- Stated goal: Give back the full listing verbatim, apart from its images.

- Code that draws figures:
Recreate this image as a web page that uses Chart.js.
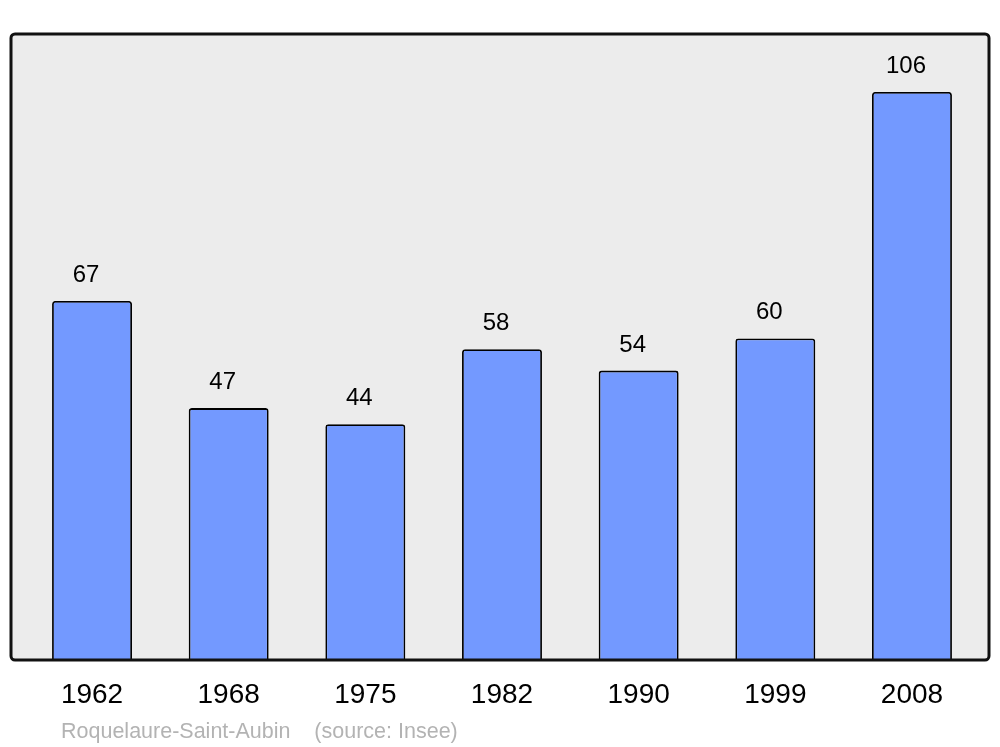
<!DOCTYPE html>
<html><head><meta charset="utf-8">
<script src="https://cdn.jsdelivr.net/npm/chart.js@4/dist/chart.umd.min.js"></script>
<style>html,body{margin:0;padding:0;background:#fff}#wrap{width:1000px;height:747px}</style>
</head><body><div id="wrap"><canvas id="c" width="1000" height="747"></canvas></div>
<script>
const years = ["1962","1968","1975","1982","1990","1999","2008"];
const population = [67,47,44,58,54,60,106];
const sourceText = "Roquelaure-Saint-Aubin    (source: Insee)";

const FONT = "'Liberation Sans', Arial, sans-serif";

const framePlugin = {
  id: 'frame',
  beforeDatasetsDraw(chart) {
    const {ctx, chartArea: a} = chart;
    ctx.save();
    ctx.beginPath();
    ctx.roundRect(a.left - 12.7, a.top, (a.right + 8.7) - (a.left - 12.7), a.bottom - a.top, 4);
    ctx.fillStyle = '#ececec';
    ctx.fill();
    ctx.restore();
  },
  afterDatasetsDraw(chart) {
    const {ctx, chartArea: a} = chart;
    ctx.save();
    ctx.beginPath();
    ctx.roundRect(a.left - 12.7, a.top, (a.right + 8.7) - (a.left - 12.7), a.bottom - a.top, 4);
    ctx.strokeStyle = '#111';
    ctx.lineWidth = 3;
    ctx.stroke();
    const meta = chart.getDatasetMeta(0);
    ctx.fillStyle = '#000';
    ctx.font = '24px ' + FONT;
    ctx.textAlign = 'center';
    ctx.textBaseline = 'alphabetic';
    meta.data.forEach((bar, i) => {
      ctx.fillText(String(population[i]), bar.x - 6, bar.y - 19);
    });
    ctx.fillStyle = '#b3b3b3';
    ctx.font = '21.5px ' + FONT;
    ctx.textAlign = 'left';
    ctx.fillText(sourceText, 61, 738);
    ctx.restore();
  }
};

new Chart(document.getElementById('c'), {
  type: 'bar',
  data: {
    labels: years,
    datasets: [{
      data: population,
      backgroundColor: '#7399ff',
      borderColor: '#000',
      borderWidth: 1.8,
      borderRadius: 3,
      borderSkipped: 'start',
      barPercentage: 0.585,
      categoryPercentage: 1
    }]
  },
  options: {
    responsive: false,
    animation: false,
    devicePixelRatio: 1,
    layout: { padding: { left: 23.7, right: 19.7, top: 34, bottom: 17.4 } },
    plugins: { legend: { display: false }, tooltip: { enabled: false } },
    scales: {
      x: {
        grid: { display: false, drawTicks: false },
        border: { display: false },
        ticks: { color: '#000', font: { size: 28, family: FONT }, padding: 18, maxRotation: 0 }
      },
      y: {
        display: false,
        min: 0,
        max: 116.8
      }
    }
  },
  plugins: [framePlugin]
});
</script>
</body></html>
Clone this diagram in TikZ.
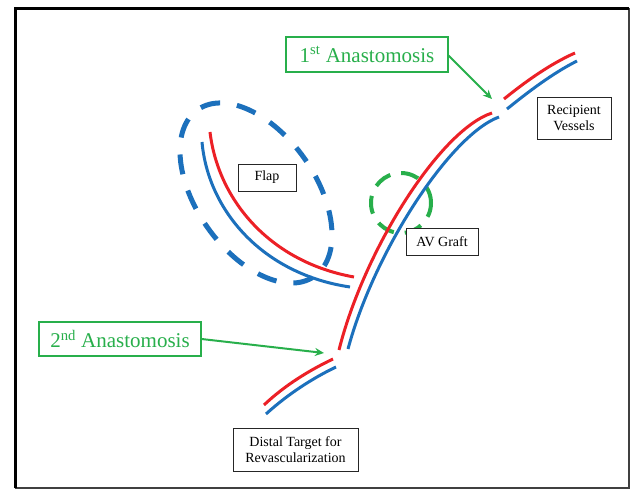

- Task output:
Recreate this image as a web page that uses Chart.js.
<!DOCTYPE html>
<html><head><meta charset="utf-8">
<script src="https://cdn.jsdelivr.net/npm/chart.js@4/dist/chart.umd.min.js"></script>
<style>html,body{margin:0;padding:0;background:#fff}#wrap{width:1000px;height:747px}</style>
</head><body><div id="wrap"><canvas id="c" width="1000" height="747"></canvas></div>
<script>
const years = ["1962","1968","1975","1982","1990","1999","2008"];
const population = [67,47,44,58,54,60,106];
const sourceText = "Roquelaure-Saint-Aubin    (source: Insee)";

const FONT = "'Liberation Sans', Arial, sans-serif";

const framePlugin = {
  id: 'frame',
  beforeDatasetsDraw(chart) {
    const {ctx, chartArea: a} = chart;
    ctx.save();
    ctx.beginPath();
    ctx.roundRect(a.left - 12.7, a.top, (a.right + 8.7) - (a.left - 12.7), a.bottom - a.top, 4);
    ctx.fillStyle = '#ececec';
    ctx.fill();
    ctx.restore();
  },
  afterDatasetsDraw(chart) {
    const {ctx, chartArea: a} = chart;
    ctx.save();
    ctx.beginPath();
    ctx.roundRect(a.left - 12.7, a.top, (a.right + 8.7) - (a.left - 12.7), a.bottom - a.top, 4);
    ctx.strokeStyle = '#111';
    ctx.lineWidth = 3;
    ctx.stroke();
    const meta = chart.getDatasetMeta(0);
    ctx.fillStyle = '#000';
    ctx.font = '24px ' + FONT;
    ctx.textAlign = 'center';
    ctx.textBaseline = 'alphabetic';
    meta.data.forEach((bar, i) => {
      ctx.fillText(String(population[i]), bar.x - 6, bar.y - 19);
    });
    ctx.fillStyle = '#b3b3b3';
    ctx.font = '21.5px ' + FONT;
    ctx.textAlign = 'left';
    ctx.fillText(sourceText, 61, 738);
    ctx.restore();
  }
};

new Chart(document.getElementById('c'), {
  type: 'bar',
  data: {
    labels: years,
    datasets: [{
      data: population,
      backgroundColor: '#7399ff',
      borderColor: '#000',
      borderWidth: 1.8,
      borderRadius: 3,
      borderSkipped: 'start',
      barPercentage: 0.585,
      categoryPercentage: 1
    }]
  },
  options: {
    responsive: false,
    animation: false,
    devicePixelRatio: 1,
    layout: { padding: { left: 23.7, right: 19.7, top: 34, bottom: 17.4 } },
    plugins: { legend: { display: false }, tooltip: { enabled: false } },
    scales: {
      x: {
        grid: { display: false, drawTicks: false },
        border: { display: false },
        ticks: { color: '#000', font: { size: 28, family: FONT }, padding: 18, maxRotation: 0 }
      },
      y: {
        display: false,
        min: 0,
        max: 116.8
      }
    }
  },
  plugins: [framePlugin]
});
</script>
</body></html>
Clone this diagram in TikZ.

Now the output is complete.